Your symptoms: You're totally bloated, but you started the day with a flat belly
You may be swallowing air (the technical term is aerophagia) when doing things like drinking soda, chewing gum, or talking while eating.
You could have small intestinal bacterial overgrowth (SIBO), in which bacteria in the small intestine have gotten out of whack. Although SIBO can be caused by taking antibiotics, one of the treatments is, ironically, more antibiotics (particularly rifaximin, which stays in the gut) to slay the bad bugs, and then probiotics to repopulate your gut with healthy bacteria. Altering your diet can also help, notes Dr. Chutkan. "Most people treated with rifaximin alone improve for a couple of weeks, then get worse unless they change their diet," she says. Many doctors recommend limiting certain hard-to-digest carbohydrates, including lactose, fructose, and resistant starch.
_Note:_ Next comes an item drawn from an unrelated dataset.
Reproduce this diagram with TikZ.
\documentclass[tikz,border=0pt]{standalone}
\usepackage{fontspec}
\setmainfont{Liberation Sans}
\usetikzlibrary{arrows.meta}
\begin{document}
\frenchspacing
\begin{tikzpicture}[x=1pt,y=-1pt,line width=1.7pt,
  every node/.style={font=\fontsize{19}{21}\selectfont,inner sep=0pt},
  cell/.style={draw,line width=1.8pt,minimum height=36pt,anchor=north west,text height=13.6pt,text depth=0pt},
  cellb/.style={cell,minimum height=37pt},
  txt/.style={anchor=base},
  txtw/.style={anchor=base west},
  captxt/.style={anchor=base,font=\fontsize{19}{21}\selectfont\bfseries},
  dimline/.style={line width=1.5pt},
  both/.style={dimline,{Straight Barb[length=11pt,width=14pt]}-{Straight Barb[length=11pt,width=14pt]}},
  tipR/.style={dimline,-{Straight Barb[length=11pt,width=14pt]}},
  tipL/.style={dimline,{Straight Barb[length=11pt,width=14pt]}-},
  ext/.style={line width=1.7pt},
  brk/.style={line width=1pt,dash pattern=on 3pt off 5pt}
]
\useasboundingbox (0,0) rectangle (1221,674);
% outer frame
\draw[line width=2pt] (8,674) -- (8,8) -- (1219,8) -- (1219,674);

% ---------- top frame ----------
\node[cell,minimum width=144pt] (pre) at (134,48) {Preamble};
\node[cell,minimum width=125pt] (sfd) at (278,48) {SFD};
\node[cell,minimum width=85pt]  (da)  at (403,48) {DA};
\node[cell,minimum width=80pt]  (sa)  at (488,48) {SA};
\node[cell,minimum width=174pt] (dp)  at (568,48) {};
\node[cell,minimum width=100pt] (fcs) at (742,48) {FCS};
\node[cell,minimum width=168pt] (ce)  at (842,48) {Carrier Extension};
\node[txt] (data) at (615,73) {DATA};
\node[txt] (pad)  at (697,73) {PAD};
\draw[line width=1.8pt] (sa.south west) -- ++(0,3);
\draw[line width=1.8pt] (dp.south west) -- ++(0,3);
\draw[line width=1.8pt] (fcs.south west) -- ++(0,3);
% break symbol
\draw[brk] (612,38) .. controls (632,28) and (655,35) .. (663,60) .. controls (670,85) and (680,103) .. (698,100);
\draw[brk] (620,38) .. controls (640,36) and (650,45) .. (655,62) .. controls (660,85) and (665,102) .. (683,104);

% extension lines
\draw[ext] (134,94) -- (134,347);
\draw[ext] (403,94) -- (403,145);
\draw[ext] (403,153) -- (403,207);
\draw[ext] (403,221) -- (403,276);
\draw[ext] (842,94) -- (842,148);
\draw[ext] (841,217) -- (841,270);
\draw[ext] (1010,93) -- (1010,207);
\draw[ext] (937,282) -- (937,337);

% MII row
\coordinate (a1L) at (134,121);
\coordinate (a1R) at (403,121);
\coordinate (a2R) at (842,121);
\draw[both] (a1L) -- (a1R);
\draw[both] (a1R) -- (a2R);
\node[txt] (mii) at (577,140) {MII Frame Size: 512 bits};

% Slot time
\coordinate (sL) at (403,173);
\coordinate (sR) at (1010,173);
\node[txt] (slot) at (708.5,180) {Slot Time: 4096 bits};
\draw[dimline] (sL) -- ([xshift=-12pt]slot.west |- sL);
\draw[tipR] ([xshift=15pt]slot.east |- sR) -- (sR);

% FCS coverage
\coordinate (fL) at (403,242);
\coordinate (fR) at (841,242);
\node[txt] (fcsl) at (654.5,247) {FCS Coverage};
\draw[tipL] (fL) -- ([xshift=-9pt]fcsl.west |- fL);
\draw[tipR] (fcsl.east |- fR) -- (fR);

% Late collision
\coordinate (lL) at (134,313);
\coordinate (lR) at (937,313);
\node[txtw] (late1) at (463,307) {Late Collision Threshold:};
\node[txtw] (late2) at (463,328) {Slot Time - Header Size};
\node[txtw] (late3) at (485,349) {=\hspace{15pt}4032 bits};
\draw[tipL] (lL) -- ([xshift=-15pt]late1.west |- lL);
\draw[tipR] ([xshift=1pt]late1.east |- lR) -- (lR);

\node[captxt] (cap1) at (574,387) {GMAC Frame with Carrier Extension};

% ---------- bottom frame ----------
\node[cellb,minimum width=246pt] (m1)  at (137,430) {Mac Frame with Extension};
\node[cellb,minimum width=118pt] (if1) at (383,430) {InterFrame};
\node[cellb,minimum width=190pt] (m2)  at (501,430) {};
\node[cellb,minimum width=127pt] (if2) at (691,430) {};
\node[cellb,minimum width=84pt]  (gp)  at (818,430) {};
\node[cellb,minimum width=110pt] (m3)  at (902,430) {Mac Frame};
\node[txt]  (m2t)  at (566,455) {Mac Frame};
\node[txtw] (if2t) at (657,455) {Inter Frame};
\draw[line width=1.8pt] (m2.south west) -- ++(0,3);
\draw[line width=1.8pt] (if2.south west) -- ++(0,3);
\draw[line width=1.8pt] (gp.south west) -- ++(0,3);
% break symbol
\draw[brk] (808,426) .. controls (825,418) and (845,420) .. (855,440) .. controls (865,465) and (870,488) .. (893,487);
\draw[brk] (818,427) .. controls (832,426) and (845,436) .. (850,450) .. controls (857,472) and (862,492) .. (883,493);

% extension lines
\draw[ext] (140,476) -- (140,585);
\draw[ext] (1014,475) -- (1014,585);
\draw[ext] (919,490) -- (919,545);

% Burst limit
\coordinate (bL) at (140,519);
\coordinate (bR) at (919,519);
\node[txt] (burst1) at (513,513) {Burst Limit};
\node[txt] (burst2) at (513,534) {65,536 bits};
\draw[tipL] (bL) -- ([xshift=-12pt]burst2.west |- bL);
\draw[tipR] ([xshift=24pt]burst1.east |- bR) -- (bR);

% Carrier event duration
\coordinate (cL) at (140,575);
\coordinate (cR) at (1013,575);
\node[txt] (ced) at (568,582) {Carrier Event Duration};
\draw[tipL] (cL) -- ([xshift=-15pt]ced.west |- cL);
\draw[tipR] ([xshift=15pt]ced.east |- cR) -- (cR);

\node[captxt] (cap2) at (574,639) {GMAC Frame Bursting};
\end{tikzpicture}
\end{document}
RELATED: 9 Probiotic Foods That Aren't Yogurt
Your symptoms: Constipation and severe abdominal pain after you eat.
You might have Crohn's disease. Another type of IBD, Crohn's disease can cause abdominal pain (especially in the right lower quadrant), diarrhea, sometimes bloody stool, fatigue, weight loss and, over time, bowel obstruction (leading to constipation) and even malnutrition. As with ulcerative colitis, an abnormal immune response may be a factor: "Your body's antibodies are essentially chewing up the colon," explains Dr. Ganjhu. While ulcerative colitis affects only the inner lining of the colon and rectum, Crohn's can affect all the layers of the bowel, as well as the entire GI tract, anywhere from your mouth to your butt. Treatment often involves lifelong immune-suppressing drugs, plus steroids for flare-ups. Ask your doctor whether a modified diet could improve your symptoms. Some cases may require surgery.
Your symptoms: Constipation along with weight gain, fatigue, and/or feeling extra sensitive to cold.
It could be an underactive thyroid (aka hypothyroid), which slows many of the body's systems, including digestion. After your diagnosis is confirmed with blood tests, treatment is daily thyroid medication.
Your symptoms: Constipation that feels better after you poop. You don't have severe abdominal pain after you eat, and you're not gaining weight, extra tired, and/or extra sensitive to cold.
It might be irritable bowel syndrome with constipation (IBS-C). Hallmarks: episodes of constipation and abdominal pain that's relieved with a bowel movement. The culprit could be certain foods, gut bacteria problems, and/or stress.
Your symptoms: Constipation and bloat that's worse around your period or ovulation. You don't have severe abdominal pain after you eat, and you're not gaining weight, extra tired, and/or extra sensitive to cold. You haven't recently taken antibiotics.
See your ob-gyn to get checked for a possible gynecological condition such as endometriosis, ovarian cysts, polycystic ovary syndrome, or fibroids, any of which may also cause GI symptoms such as bloating, constipation, or abdominal pain.
Your symptoms: Constipation. You don't have severe abdominal pain after you eat, and you're not gaining weight, extra tired, and/or extra sensitive to cold. Your symptoms aren't worse around your period or ovulation.
You could have slow transit constipation, the technical term for when your colon doesn't move efficiently, making you chronically backed up. If the constipation is mild, try eating more fruits, vegetables, and whole grains and drinking lots of fluids. Talk to your doctor if the constipation is severe or lasts longer than a few weeks.